> **WHAT YOU ARE ASKED TO DO**: Extract every line below, verbatim.

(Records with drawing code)
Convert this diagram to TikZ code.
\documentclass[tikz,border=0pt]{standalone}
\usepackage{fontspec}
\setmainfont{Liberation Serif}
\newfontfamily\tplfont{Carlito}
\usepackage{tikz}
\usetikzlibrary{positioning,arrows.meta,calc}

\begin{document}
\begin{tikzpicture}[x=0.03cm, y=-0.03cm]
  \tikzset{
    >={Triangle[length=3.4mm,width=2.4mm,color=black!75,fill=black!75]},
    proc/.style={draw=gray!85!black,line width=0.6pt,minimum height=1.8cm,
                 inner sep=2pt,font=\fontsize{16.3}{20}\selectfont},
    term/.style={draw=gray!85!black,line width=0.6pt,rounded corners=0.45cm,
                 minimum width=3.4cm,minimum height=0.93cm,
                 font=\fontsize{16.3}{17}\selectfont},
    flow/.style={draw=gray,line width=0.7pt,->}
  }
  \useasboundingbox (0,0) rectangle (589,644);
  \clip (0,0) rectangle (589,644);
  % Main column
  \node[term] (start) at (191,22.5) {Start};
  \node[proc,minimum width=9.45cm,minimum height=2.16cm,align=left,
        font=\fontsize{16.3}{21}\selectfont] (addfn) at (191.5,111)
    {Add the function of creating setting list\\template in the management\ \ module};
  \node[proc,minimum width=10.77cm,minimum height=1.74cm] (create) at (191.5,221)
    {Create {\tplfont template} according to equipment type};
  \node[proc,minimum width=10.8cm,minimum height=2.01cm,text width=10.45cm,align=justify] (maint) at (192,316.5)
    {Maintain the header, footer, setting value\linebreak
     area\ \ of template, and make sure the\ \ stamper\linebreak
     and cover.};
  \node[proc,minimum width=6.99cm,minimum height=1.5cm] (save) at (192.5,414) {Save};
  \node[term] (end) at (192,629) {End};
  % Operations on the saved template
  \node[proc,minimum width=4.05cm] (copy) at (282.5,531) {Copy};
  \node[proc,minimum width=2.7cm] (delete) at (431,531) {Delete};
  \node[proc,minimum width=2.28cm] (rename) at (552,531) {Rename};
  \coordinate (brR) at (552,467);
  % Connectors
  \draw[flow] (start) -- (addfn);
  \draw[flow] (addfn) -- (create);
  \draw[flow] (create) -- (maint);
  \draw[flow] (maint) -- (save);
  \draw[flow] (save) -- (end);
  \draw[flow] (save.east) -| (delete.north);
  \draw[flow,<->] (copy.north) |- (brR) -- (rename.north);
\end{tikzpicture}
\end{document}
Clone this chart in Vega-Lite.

> **TASK SOLUTION**:
Convert this diagram to TikZ code.
\documentclass[tikz,border=0pt]{standalone}
\usepackage{fontspec}
\setmainfont{Liberation Serif}
\newfontfamily\tplfont{Carlito}
\usepackage{tikz}
\usetikzlibrary{positioning,arrows.meta,calc}

\begin{document}
\begin{tikzpicture}[x=0.03cm, y=-0.03cm]
  \tikzset{
    >={Triangle[length=3.4mm,width=2.4mm,color=black!75,fill=black!75]},
    proc/.style={draw=gray!85!black,line width=0.6pt,minimum height=1.8cm,
                 inner sep=2pt,font=\fontsize{16.3}{20}\selectfont},
    term/.style={draw=gray!85!black,line width=0.6pt,rounded corners=0.45cm,
                 minimum width=3.4cm,minimum height=0.93cm,
                 font=\fontsize{16.3}{17}\selectfont},
    flow/.style={draw=gray,line width=0.7pt,->}
  }
  \useasboundingbox (0,0) rectangle (589,644);
  \clip (0,0) rectangle (589,644);
  % Main column
  \node[term] (start) at (191,22.5) {Start};
  \node[proc,minimum width=9.45cm,minimum height=2.16cm,align=left,
        font=\fontsize{16.3}{21}\selectfont] (addfn) at (191.5,111)
    {Add the function of creating setting list\\template in the management\ \ module};
  \node[proc,minimum width=10.77cm,minimum height=1.74cm] (create) at (191.5,221)
    {Create {\tplfont template} according to equipment type};
  \node[proc,minimum width=10.8cm,minimum height=2.01cm,text width=10.45cm,align=justify] (maint) at (192,316.5)
    {Maintain the header, footer, setting value\linebreak
     area\ \ of template, and make sure the\ \ stamper\linebreak
     and cover.};
  \node[proc,minimum width=6.99cm,minimum height=1.5cm] (save) at (192.5,414) {Save};
  \node[term] (end) at (192,629) {End};
  % Operations on the saved template
  \node[proc,minimum width=4.05cm] (copy) at (282.5,531) {Copy};
  \node[proc,minimum width=2.7cm] (delete) at (431,531) {Delete};
  \node[proc,minimum width=2.28cm] (rename) at (552,531) {Rename};
  \coordinate (brR) at (552,467);
  % Connectors
  \draw[flow] (start) -- (addfn);
  \draw[flow] (addfn) -- (create);
  \draw[flow] (create) -- (maint);
  \draw[flow] (maint) -- (save);
  \draw[flow] (save) -- (end);
  \draw[flow] (save.east) -| (delete.north);
  \draw[flow,<->] (copy.north) |- (brR) -- (rename.north);
\end{tikzpicture}
\end{document}
Clone this chart in Vega-Lite.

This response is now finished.